The obvious is Layers Pellets. Ad lib during the day.
Mixed corn or corn. A couple of small handfuls an hour or two before bed.
Hens are omnivores so will have a go at a great many things.
The slightly distasteful things are: Slugs, flies, butterflies, frogs, newts, mice, dead animals including each other...Shudder....
Meat. Always a mixed variety of opinions. I personally don't feed meat but if they find a frog, worm, slug etc well lucky them. A sick chicken can be fed tinned cat food but please not chicken variety, again that's just my delicate sensibilities.

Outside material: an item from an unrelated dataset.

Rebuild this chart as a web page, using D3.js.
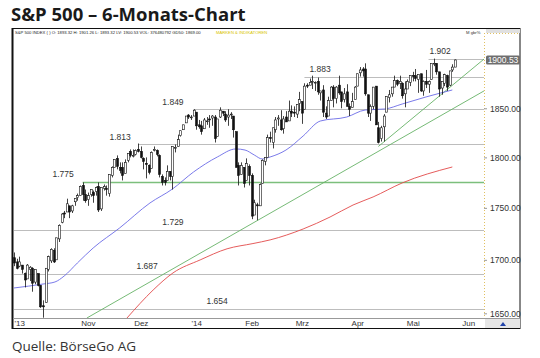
<!DOCTYPE html>
<html><head><meta charset="utf-8">
<script src="https://cdn.jsdelivr.net/npm/d3@7"></script>
<style>body{margin:0;background:#fff}svg{display:block}</style></head>
<body><svg id="c" width="540" height="358"></svg>
<script>
// Daily OHLC, 24 Sep 2013 (index 0) .. 23 May 2014 (index 167)
const opens=[1702,1698,1694,1695,1687,1682,1691,1692,1679,1687,1676,1657,1660,1691,1699,1709,1700,1720,1736,1745,1746,1752,1747,1756,1760,1762,1772,1763,
1758,1763,1765,1766,1771,1749,1769,1769,1764,1782,1790,1799,1790,1790,1784,1797,1806,1802,1803,1808,
1806,1799,1794,1792,1789,1807,1807,1802,1781,1777,1777,1786,1781,1810,1811,1822,1828,1835,1843,1841,1842,
1846,1833,1832,1829,1837,1839,1840,1841,1821,1841,1847,1844,1841,1844,1842,1826,1792,1783,1790,1777,1791,
1782,1743,1753,1752,1774,1796,1800,1820,1815,1828,1839,1838,1829,1841,1837,1847,1846,1844,1855,
1857,1849,1874,1874,1878,1877,1878,1866,1869,1845,1842,1858,1872,1860,1874,1867,1859,1867,1852,1851,1859,
1873,1887,1891,1891,1864,1845,1852,1873,1830,1819,1831,1846,1861,1865,1872,1879,1876,1876,1865,1870,1877,
1884,1884,1880,1886,1868,1878,1875,1880,1897,1897,1888,1871,1876,1884,1874,1890,1893];
const highs=[1707,1701,1703,1695,1688,1696,1694,1693,1691,1687,1676,1662,1692,1704,1711,1711,1721,1734,1745,1747,1759,1752,1753,1759,1764,1772,1775,1768,
1765,1768,1767,1771,1775,1770,1773,1772,1783,1791,1798,1802,1795,1795,1798,1804,1808,1808,1808,1814,
1811,1800,1800,1793,1806,1811,1808,1803,1783,1780,1792,1786,1811,1813,1823,1827,1833,1842,1844,1843,1849,
1846,1838,1837,1840,1841,1843,1843,1843,1839,1851,1847,1847,1849,1846,1842,1826,1795,1795,1790,1799,1793,
1784,1758,1755,1774,1798,1800,1823,1826,1830,1841,1843,1848,1842,1847,1858,1853,1852,1854,1867,
1857,1876,1876,1881,1884,1878,1882,1868,1874,1852,1862,1873,1874,1873,1884,1867,1871,1875,1855,1866,1873,
1886,1893,1893,1897,1864,1854,1872,1873,1836,1832,1844,1862,1869,1872,1884,1880,1884,1877,1878,1880,1884,
1888,1891,1885,1886,1879,1890,1879,1897,1902,1897,1888,1878,1886,1885,1889,1896,1901];
const lows=[1694,1691,1693,1687,1674,1682,1680,1670,1677,1675,1655,1646,1660,1689,1697,1697,1700,1717,1735,1740,1746,1740,1745,1752,1757,1762,1757,1755,
1752,1761,1755,1762,1746,1747,1767,1762,1761,1780,1790,1788,1784,1777,1784,1795,1800,1800,1802,1805,
1799,1788,1779,1783,1789,1806,1801,1780,1772,1772,1777,1777,1768,1805,1811,1821,1828,1835,1839,1838,1842,
1828,1829,1823,1829,1833,1830,1832,1815,1821,1840,1842,1836,1832,1839,1820,1790,1772,1783,1770,1777,1772,
1739,1743,1738,1752,1774,1792,1800,1815,1809,1825,1832,1827,1824,1836,1837,1841,1841,1840,1847,
1834,1849,1871,1874,1870,1868,1864,1858,1841,1839,1842,1858,1851,1855,1864,1850,1856,1852,1842,1851,1859,
1873,1883,1883,1863,1841,1837,1849,1833,1814,1816,1816,1846,1856,1862,1872,1873,1870,1860,1851,1870,1873,
1878,1878,1866,1867,1863,1871,1866,1880,1894,1885,1862,1864,1873,1868,1873,1888,1893];
const closes=[1697,1692,1698,1691,1681,1695,1693,1678,1691,1676,1656,1656,1692,1703,1710,1698,1721,1733,1744,1744,1754,1746,1752,1759,1762,1771,1763,1757,
1762,1768,1762,1770,1748,1770,1771,1768,1783,1790,1798,1791,1787,1782,1795,1804,1802,1802,1807,1806,
1800,1796,1793,1785,1805,1808,1803,1783,1775,1775,1786,1781,1811,1810,1818,1827,1833,1842,1841,1841,1848,
1832,1831,1826,1838,1837,1838,1842,1819,1839,1848,1845,1838,1843,1844,1828,1790,1782,1792,1774,1794,1782,
1742,1755,1752,1773,1797,1800,1820,1819,1830,1838,1840,1828,1839,1836,1847,1845,1845,1854,1859,
1845,1873,1873,1877,1878,1877,1867,1868,1846,1841,1858,1872,1860,1872,1866,1857,1865,1852,1849,1857,1872,
1886,1890,1889,1865,1845,1852,1872,1833,1815,1830,1842,1862,1864,1872,1879,1875,1878,1863,1870,1878,1884,
1883,1881,1885,1868,1878,1875,1878,1897,1897,1888,1870,1878,1885,1872,1889,1893,1900.53];

// moving averages (index, value)
const ma50Idx=[0,11,15.5,19,24,30,40,51.5,60,68,77,84,87.5,91,94,97,103,109.5,116,126,133,140.5,147,156,166];
const ma50Val=[1673.5,1677.2,1679.1,1684.7,1697,1711.3,1730.5,1754.8,1768.5,1785.4,1800.4,1808.5,1807.4,1802.4,1798.4,1800.4,1807.4,1821.6,1836.9,1841,1848.2,1849.3,1854.4,1861.7,1869];
const ma200Idx=[42.8,52.7,60.2,70.5,80.7,90.5,97,109.5,119.7,128.4,136,147,166];
const ma200Val=[1645.7,1671.6,1687.6,1699.9,1710.5,1715.5,1719,1729.5,1741.1,1752.8,1760.7,1774.5,1790.4];

// marked levels: value, line start index, label index
const levelVals=[1902,1883,1849,1813,1729,1687,1654];
const levelStart=[157,110,68,47,0,0,0];
const levelLabelAt=[161.4,115.9,60.2,40.2,60.2,50.4,76.9];
const levelText=["1.902","1.883","1.849","1.813","1.729","1.687","1.654"];
const supportVal=1775, supportStart=26, supportLabelAt=18.6, supportText="1.775";

// trend lines (index, value)
const trendLong=[[27.6,1645.7],[178,1868]];
const trendShort=[[138,1811],[178,1901.5]];

const monthIdx=[2,28,48,69,90,109,130,151,172];
const monthLabels=["'13","Nov","Dez","'14","Feb","Mrz","Apr","Mai","Jun"];
const yTicks=[1650,1700,1750,1800,1850];
const lastPrice=1900.53;

const svg=d3.select("#c");
const font="Arial, 'Liberation Sans', sans-serif";
const L=13, R=484, T=33, B=318;
const x=d3.scaleLinear().domain([0,178]).range([14,484]);
const y=d3.scaleLog().domain([1645.7,1932.6]).range([318,30]);

// title & source
svg.append("text").attr("x",11).attr("y",21).attr("font-family","'Open Sans', sans-serif")
  .attr("font-weight",700).attr("font-size",18.5).attr("fill","#1a1a1a").text("S&P 500 – 6-Monats-Chart");
svg.append("text").attr("x",12).attr("y",351).attr("font-family","'Open Sans', sans-serif")
  .attr("font-size",13.5).attr("fill","#333").text("Quelle: BörseGo AG");

// frame
svg.append("rect").attr("x",12.5).attr("y",28.5).attr("width",507.5).attr("height",300).attr("fill","#fff").attr("stroke","#111").attr("stroke-width",1);
svg.append("line").attr("x1",12.5).attr("x2",12.5).attr("y1",28).attr("y2",329).attr("stroke","#111").attr("stroke-width",2);
svg.append("line").attr("x1",13).attr("x2",520).attr("y1",318.5).attr("y2",318.5).attr("stroke","#999");
svg.append("rect").attr("x",485).attr("y",319).attr("width",35).attr("height",9).attr("fill","#e6e6e6");
svg.append("path").attr("d","M500,326 L503,322 L506,326 Z").attr("fill","#2244aa");
svg.append("rect").attr("x",486).attr("y",29).attr("width",34).attr("height",4).attr("fill","#e0e0e0");

// header text
svg.append("text").attr("x",15).attr("y",33.5).attr("font-family",font).attr("font-size",4.2).attr("fill","#222")
  .text("S&P 500 INDEX (  )  O: 1893.32 H: 1901.26 L: 1893.32 LV: 1900.53  VOL: 376480792 GD50: 1869.00");
svg.append("text").attr("x",216).attr("y",33.5).attr("font-family",font).attr("font-size",4.2).attr("fill","#d8c400")
  .text("MARKEN & INDIKATOREN");
svg.append("text").attr("x",466).attr("y",33.5).attr("font-family",font).attr("font-size",4.2).attr("fill","#333").text("M gbr%");

svg.append("defs").append("clipPath").attr("id","pc").append("rect")
  .attr("x",L).attr("y",T).attr("width",R-L).attr("height",B-T);
const g=svg.append("g").attr("clip-path","url(#pc)");

// level lines
levelVals.forEach((v,i)=>{
  g.append("line").attr("x1",x(levelStart[i])).attr("x2",R).attr("y1",Math.round(y(v))+0.5).attr("y2",Math.round(y(v))+0.5)
   .attr("stroke","#bdbdbd").attr("stroke-width",1);
  svg.append("text").attr("x",x(levelLabelAt[i])).attr("y",y(v)-4.5).attr("text-anchor","middle")
   .attr("font-family",font).attr("font-size",8.5).attr("fill","#333").text(levelText[i]);
});
g.append("line").attr("x1",x(supportStart)).attr("x2",R).attr("y1",y(supportVal)).attr("y2",y(supportVal))
  .attr("stroke","#7cbf7c").attr("stroke-width",1.6);
svg.append("text").attr("x",x(supportLabelAt)).attr("y",y(supportVal)-5.5).attr("text-anchor","middle")
  .attr("font-family",font).attr("font-size",8.5).attr("fill","#333").text(supportText);

// trend lines
[trendLong,trendShort].forEach(t=>{
  g.append("line").attr("x1",x(t[0][0])).attr("y1",y(t[0][1])).attr("x2",x(t[1][0])).attr("y2",y(t[1][1]))
   .attr("stroke","#66b266").attr("stroke-width",0.9);
});

// moving averages
const line=d3.line().x(d=>x(d[0])).y(d=>y(d[1])).curve(d3.curveMonotoneX);
g.append("path").datum(ma50Idx.map((d,i)=>[d,ma50Val[i]])).attr("d",line).attr("fill","none").attr("stroke","#6b6be6").attr("stroke-width",0.9);
g.append("path").datum(ma200Idx.map((d,i)=>[d,ma200Val[i]])).attr("d",line).attr("fill","none").attr("stroke","#e24a4a").attr("stroke-width",0.9);

// candles
const cg=g.append("g");
closes.forEach((c,i)=>{
  const o=opens[i], cx=Math.round(x(i))+0.5;
  cg.append("line").attr("x1",cx).attr("x2",cx).attr("y1",y(highs[i])).attr("y2",y(lows[i])).attr("stroke","#111").attr("stroke-width",0.8);
  const top=y(Math.max(o,c)), bot=y(Math.min(o,c));
  cg.append("rect").attr("x",cx-1).attr("y",top).attr("width",2).attr("height",Math.max(0.8,bot-top))
    .attr("fill",c>=o?"#fff":"#111").attr("stroke","#111").attr("stroke-width",0.6);
});

// right axis
svg.append("line").attr("x1",R+0.5).attr("x2",R+0.5).attr("y1",33).attr("y2",318).attr("stroke","#e0c060").attr("stroke-dasharray","1,2");
svg.append("line").attr("x1",R).attr("x2",520).attr("y1",33.5).attr("y2",33.5).attr("stroke","#e0c060").attr("stroke-dasharray","1,2");
const ya=svg.append("g").attr("transform",`translate(${R},0)`)
  .call(d3.axisRight(y).tickValues(yTicks).tickFormat(d3.format(".2f")).tickSize(3).tickPadding(3));
ya.select(".domain").remove();
ya.selectAll("line").attr("stroke","#999");
ya.selectAll("text").attr("font-family",font).attr("font-size",8.5).attr("fill","#333");

// last price box
svg.append("rect").attr("x",486).attr("y",y(lastPrice)-4.5).attr("width",34).attr("height",9).attr("rx",1.5).attr("fill","#6e6e6e");
svg.append("text").attr("x",503).attr("y",y(lastPrice)+3).attr("text-anchor","middle").attr("font-family",font)
  .attr("font-size",8.5).attr("fill","#fff").text(d3.format(".2f")(lastPrice));

// month axis
const xa=svg.append("g").attr("transform",`translate(0,${B})`)
  .call(d3.axisBottom(x).tickValues(monthIdx).tickFormat((d,i)=>monthLabels[i]).tickSize(0).tickPadding(2.5));
xa.select(".domain").remove();
xa.selectAll("text").attr("font-family",font).attr("font-size",8).attr("fill","#333");
</script></body></html>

An occasional tin of tuna in spring water, not brine as too salty.
Spaghetti...fun fun fun!
Rice and pasta.
All green leafed veg including broccoli and cauliflower. I try to feed raw but if you had cabbage etc. for dinner that was of course cooked that's good to.
I like to thread cabbage leaves on a piece of galvanised wire so that it looks like a cabbage Christmas wreath and suspend it within pecking distance. They are very comical to watch as it swings around as they try to get a peck in. It is also a useful way of giving them something to do and means also that you don't have to pick up the skeletal hard woody pieces they don't eat. It's usually still attached to the wire at the end of the day and can easily be slipped off into the bin.
All fruit except citrus fruit.
Advocardo pears. They will eat the flesh and leave the stone and skin.
Corn on the cob even when you have eaten it the hens still get plenty off the cob.
Peas, cooked or defrosted.
Beans, mine won't eat hard woody runner beans (other peoples will I believe) but are happy to eat broad beans if you open the pod for them.
Root veg. As long as it's cooked eg potatoes, parsnip etc.
Bread (very sparingly) viewed as a treat, soaked in water.
Left over porridge or breakfast cereals.
Rasins but sparingly think toddler portions.
Nuts again think toddler portions.
Sunflower seeds in or out of shells.
Wild bird food.
Meal worms, a BIG treat as they are rather expensive.
Pop along to your local independent green grocer and ask for their trimmings. When they receive cabbages, cauliflowers etc from their supplier they come with all their outer leaves that need to be trimmed off, they also dispose of bruised fruit and the occasional potato that is too colossal or has been damaged.
Hope this is enough to be going on with!!!